• Data lines
--- begin ---
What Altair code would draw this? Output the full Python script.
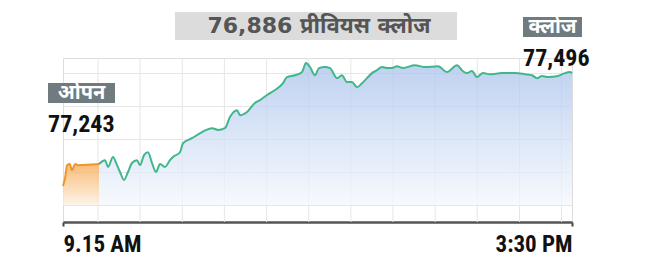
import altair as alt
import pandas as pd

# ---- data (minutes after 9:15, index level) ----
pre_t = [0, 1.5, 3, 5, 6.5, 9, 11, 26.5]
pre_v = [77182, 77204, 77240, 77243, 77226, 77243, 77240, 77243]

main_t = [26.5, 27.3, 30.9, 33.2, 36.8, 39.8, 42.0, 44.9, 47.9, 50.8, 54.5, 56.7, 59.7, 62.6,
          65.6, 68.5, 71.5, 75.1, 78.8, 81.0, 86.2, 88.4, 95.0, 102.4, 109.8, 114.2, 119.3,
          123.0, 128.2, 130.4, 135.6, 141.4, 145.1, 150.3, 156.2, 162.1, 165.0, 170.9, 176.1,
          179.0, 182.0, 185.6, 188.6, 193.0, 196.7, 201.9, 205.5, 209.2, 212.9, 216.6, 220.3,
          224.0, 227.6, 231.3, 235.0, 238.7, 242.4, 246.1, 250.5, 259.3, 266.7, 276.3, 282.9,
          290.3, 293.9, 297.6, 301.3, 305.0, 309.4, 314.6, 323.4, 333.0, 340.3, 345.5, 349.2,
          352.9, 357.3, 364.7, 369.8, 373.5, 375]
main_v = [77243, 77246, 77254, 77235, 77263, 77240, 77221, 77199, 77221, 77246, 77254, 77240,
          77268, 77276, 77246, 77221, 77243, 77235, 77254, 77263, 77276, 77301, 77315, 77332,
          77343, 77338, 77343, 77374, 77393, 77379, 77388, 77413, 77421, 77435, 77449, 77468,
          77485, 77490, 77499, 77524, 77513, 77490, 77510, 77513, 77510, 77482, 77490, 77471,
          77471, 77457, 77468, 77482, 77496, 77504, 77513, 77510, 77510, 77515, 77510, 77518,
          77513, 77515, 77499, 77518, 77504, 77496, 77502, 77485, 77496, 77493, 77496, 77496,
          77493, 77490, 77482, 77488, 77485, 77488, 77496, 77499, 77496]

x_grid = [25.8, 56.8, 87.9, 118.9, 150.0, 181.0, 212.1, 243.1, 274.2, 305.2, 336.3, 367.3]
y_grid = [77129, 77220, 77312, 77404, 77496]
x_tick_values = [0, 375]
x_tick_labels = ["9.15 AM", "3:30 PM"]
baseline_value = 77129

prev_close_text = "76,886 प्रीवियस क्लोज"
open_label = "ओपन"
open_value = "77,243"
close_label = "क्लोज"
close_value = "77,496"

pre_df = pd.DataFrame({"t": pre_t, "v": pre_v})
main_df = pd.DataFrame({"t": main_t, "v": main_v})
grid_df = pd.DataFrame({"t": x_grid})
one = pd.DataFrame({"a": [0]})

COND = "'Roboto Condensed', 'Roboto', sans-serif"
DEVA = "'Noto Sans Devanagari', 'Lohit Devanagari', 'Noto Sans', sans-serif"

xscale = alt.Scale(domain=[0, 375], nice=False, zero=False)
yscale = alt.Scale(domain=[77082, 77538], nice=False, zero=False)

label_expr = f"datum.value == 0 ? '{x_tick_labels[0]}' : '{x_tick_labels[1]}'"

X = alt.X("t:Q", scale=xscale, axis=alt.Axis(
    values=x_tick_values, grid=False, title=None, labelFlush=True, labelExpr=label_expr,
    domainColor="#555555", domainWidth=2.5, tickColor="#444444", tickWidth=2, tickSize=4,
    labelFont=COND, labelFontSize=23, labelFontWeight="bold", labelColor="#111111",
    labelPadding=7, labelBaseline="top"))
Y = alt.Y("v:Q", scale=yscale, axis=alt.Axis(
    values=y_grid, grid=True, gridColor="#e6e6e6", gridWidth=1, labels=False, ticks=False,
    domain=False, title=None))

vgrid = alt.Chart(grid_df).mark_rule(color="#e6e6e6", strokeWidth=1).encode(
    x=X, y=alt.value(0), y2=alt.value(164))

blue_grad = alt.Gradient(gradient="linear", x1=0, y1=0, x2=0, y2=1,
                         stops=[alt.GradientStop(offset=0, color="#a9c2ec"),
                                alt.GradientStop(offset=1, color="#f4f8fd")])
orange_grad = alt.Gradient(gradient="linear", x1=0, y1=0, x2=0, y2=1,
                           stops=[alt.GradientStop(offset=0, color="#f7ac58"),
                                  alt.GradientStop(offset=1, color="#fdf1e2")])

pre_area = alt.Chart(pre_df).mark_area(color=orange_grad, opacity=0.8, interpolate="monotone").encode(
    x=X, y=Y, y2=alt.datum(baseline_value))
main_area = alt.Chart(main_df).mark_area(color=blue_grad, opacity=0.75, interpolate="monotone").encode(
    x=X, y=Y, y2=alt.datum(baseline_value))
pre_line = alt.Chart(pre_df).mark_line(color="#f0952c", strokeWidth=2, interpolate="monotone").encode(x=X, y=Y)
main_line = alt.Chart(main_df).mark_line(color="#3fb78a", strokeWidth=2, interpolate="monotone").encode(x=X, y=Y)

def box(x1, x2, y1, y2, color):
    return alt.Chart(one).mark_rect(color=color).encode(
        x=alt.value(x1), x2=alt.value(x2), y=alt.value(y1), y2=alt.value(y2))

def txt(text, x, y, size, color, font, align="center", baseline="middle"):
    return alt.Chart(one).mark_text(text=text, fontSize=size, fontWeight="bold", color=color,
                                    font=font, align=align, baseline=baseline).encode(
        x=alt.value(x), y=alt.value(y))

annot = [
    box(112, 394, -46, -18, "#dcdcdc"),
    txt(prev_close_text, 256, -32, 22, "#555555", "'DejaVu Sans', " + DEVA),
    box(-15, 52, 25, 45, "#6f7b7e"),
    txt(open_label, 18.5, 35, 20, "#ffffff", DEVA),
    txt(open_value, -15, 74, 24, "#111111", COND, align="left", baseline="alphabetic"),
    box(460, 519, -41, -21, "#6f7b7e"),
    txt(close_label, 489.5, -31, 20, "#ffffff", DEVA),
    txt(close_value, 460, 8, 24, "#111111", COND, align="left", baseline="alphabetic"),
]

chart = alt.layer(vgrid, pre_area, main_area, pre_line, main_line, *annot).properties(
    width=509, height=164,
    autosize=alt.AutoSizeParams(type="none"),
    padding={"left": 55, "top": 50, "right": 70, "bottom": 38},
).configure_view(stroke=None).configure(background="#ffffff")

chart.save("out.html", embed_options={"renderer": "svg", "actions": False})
--- end ---
• Given instruction
Pictures are excluded; extract exactly the lines from the start of the data through the line that holds "pre_v = [77182, 77204, 77240, 77243, 77226, 77243, 77240, 77243]", both ends included.

• Task solution
What Altair code would draw this? Output the full Python script.
import altair as alt
import pandas as pd

# ---- data (minutes after 9:15, index level) ----
pre_t = [0, 1.5, 3, 5, 6.5, 9, 11, 26.5]
pre_v = [77182, 77204, 77240, 77243, 77226, 77243, 77240, 77243]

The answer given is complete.